Externally, the deepening financial and debt crisis in the Eurozone, a slowdown in Chinese economic activity, and investors moving out of high-risk financial assets, including commodities, put downward pressure on aluminium prices, to which alumina and bauxite prices are pegged.

The global price of aluminium decreased during the nine-month period ending September 30, 2012, to an average of US$2,025 per tonne, which was 19 per cent lower than the comparative period of 2011.

“For companies to survive, they will have to manage their cash really well,” said Johnson. “The survival period should run through 2013.”

Local refineries will have likely ended 2012 exporting 12 per cent less alumina than the two million tonnes recorded in 2011, while Noranda’s bauxite sales overseas last year should have totalled approximately six per cent less than the 6.2 million tonnes the year before.

Johnson is projecting similar production levels this year for Noranda, which she doesn’t expect will repeat its peak performance of two years ago in 2013.

Noranda plans to start a US$11-million ($970-million) expansion of its harbour capacity at Port Rhodes in Discovery Bay this year.

The project, which follows on a US$6-million investment that raised the pier’s capacity from 4.5 million tonnes to 5.4 million tonnes a year in early 2011, consists principally of harbour dredging and focuses on further reducing costs and providing greater flexibility for shipping activities.

The project is expected to commence by the second quarter of 2013.

UC Rusal’s planned US$100-million ($9.2-billion) improvement for its Windalco Ewarton operations, to build a coal-fired electricity-generating plant, is also scheduled to start this year, with a 2015 completion earmarked.

Mining minister, Phillip Paulwell, said that the project is part of plans by the Russians to make Ewarton a “home base” and not a “swing plant” within the next three years. He also hopes that it might lead to prospects for reopening Alpart and Kirkvine, which combined represents approximately half of Jamaica’s alumina refinery capacity.

However, it’s not only depressed prices and low output in the year ahead for the local mining sector, which likely declined by close to 10 per cent in 2012.

The Statistical Institute of Jamaica placed employment by the mining and quarrying sector at 4,500 in July, or 800 more than a year earlier.

What’s more, domestic limestone and aggregates are seeing better days.

Edgar Cousins said there is “definitely unfulfilled demand for limestone”.

The director of Lydford Mining, which has limestone quarrying operations in St Ann, said that his company has been expanding into new markets.

A couple years ago, it secured a contract with New York-based TBS Shipping to supply high purity limestone to US over the next ten years.

More recently, it has sent shipment to South America.

“We shipped to a number of new customers, including 33,000 tonnes to Chile,” said Cousins.

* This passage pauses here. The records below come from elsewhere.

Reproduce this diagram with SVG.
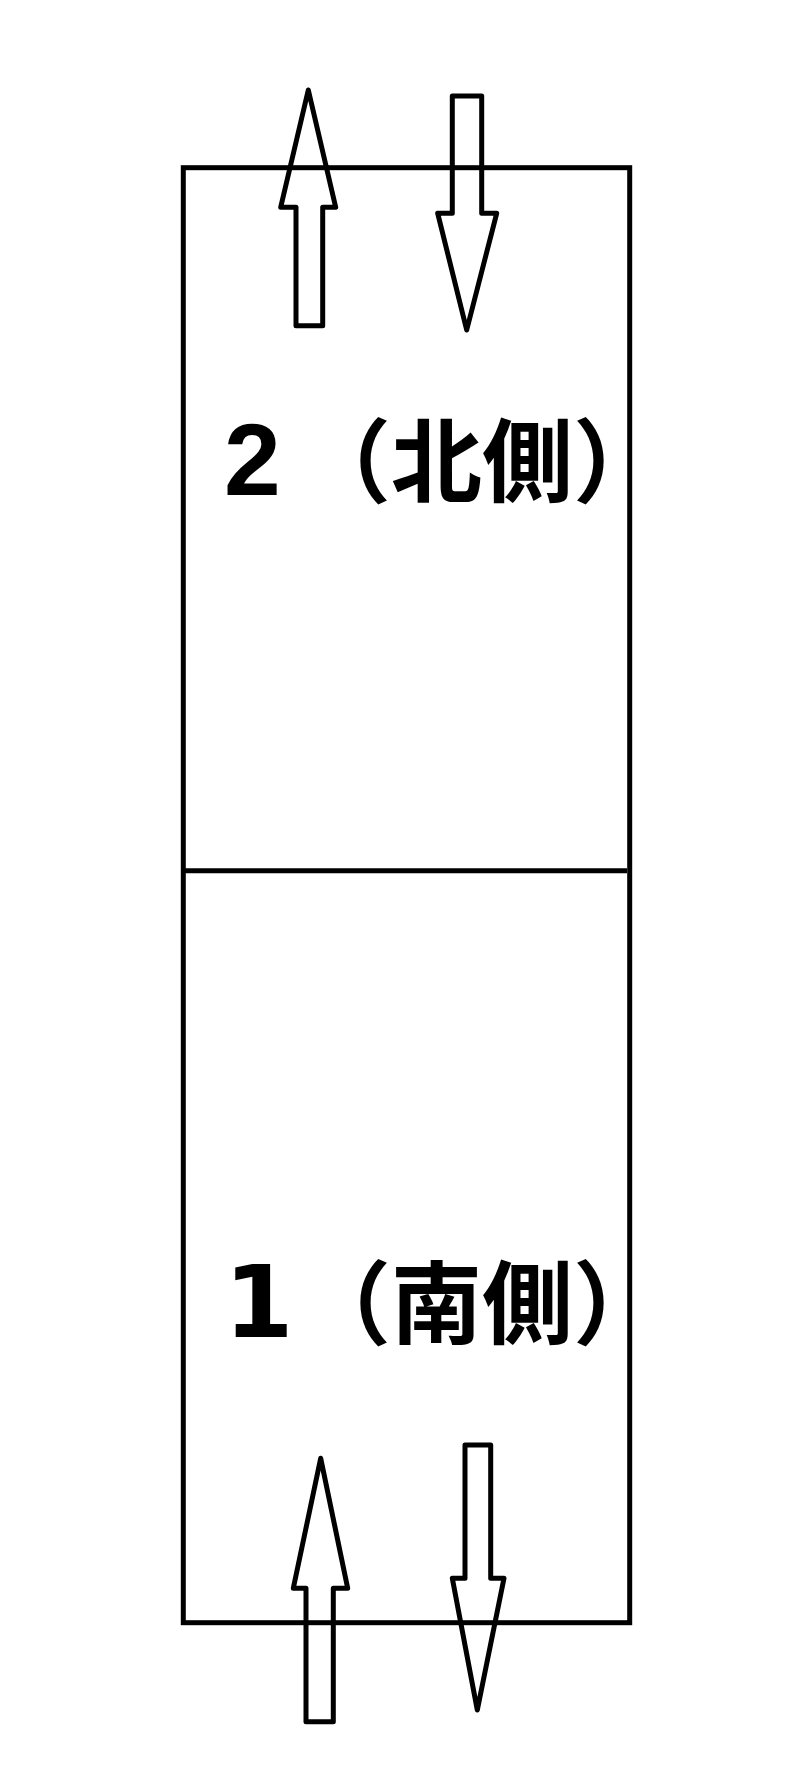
<svg xmlns="http://www.w3.org/2000/svg" width="793" height="1766" viewBox="0 0 793 1766">
<style>
.ln{fill:none;stroke:#000;stroke-width:5}
.ar{fill:none;stroke:#000;stroke-width:5;stroke-linejoin:round}
.cjk{font-family:"Noto Sans CJK JP","Noto Sans CJK SC",sans-serif;font-weight:bold;font-size:91px;fill:#000}
</style>
<rect width="793" height="1766" fill="#fff"/>
<g id="frame">
<rect class="ln" x="183.3" y="167.7" width="446.4" height="1455"/>
<line class="ln" x1="183.3" y1="870.7" x2="627" y2="870.7"/>
</g>
<g id="north">
<text y="495"><tspan x="224" style="font-family:'Liberation Sans',sans-serif;font-weight:bold;font-size:102px">2</tspan><tspan class="cjk" x="300">（北側）</tspan></text>
</g>
<g id="south">
<text y="1337"><tspan x="224" style="font-family:'DejaVu Sans',sans-serif;font-weight:bold;font-size:100px">1</tspan><tspan class="cjk" x="300">（南側）</tspan></text>
</g>
<g id="connectors">
<polygon class="ar" points="308.3,90 335.7,207.3 322.7,207.3 322.7,325.7 296,325.7 296,207.3 280.7,207.3"/>
<polygon class="ar" points="452.3,96 481.7,96 481.7,213.3 496.7,213.3 466.7,330 437.7,213.3 452.3,213.3"/>
<polygon class="ar" points="320.7,1458.3 347.7,1588.3 333.3,1588.3 333.3,1721.7 306,1721.7 306,1588.3 293.3,1588.3"/>
<polygon class="ar" points="465,1445 490.7,1445 490.7,1578.3 504,1578.3 477.3,1710 452.3,1578.3 465,1578.3"/>
</g>
</svg>
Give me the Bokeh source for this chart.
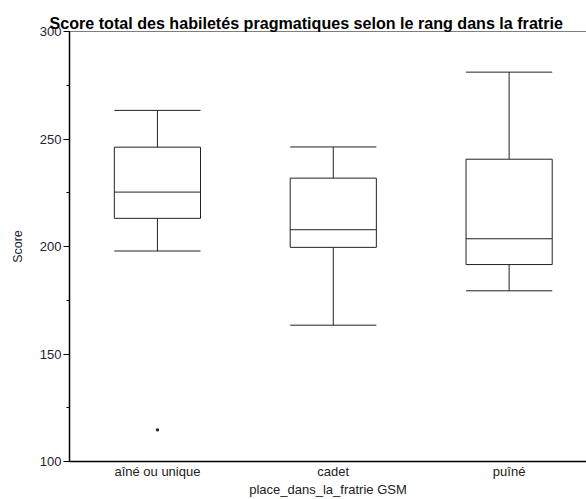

Limestone prices are actually higher now than a year ago, he said.

But domestic demand for the company’s aggregates — which it mines from its operations in St Mary and, as at the end of February, its new facility near May Pen — has been on the rise.

“The highways that are being built are going to create a lot of demand for local aggregate – sand and gravel,” said Cousins.

Lydford set up an operation in May Pen to supply Bouygues Travaux Publics on its Highway 2000 extension from Sandy Bay to just east of the Rio Minho bridge at Glenmuir Road.

“We supplied 150,000 tonnes of aggregate for that project,” said Cousins. “Coming out of that, we are setting up a complete mining and quarry operation there by the end of February.”

Four Rivers, which is a joint venture with Jamaica Producers and which is located in St Mary, is supplying some of the aggregate needed for the runway resurfacing and extension at the Sangster International Airport in Montego Bay.

But demand is expected to surge when construction on the North-South highway, which should connect Kingston to Ocho Rios, is at full pace.

That project includes a 240-kilometre, multi-lane highway and restoration of a breakaway in Mount Rosser.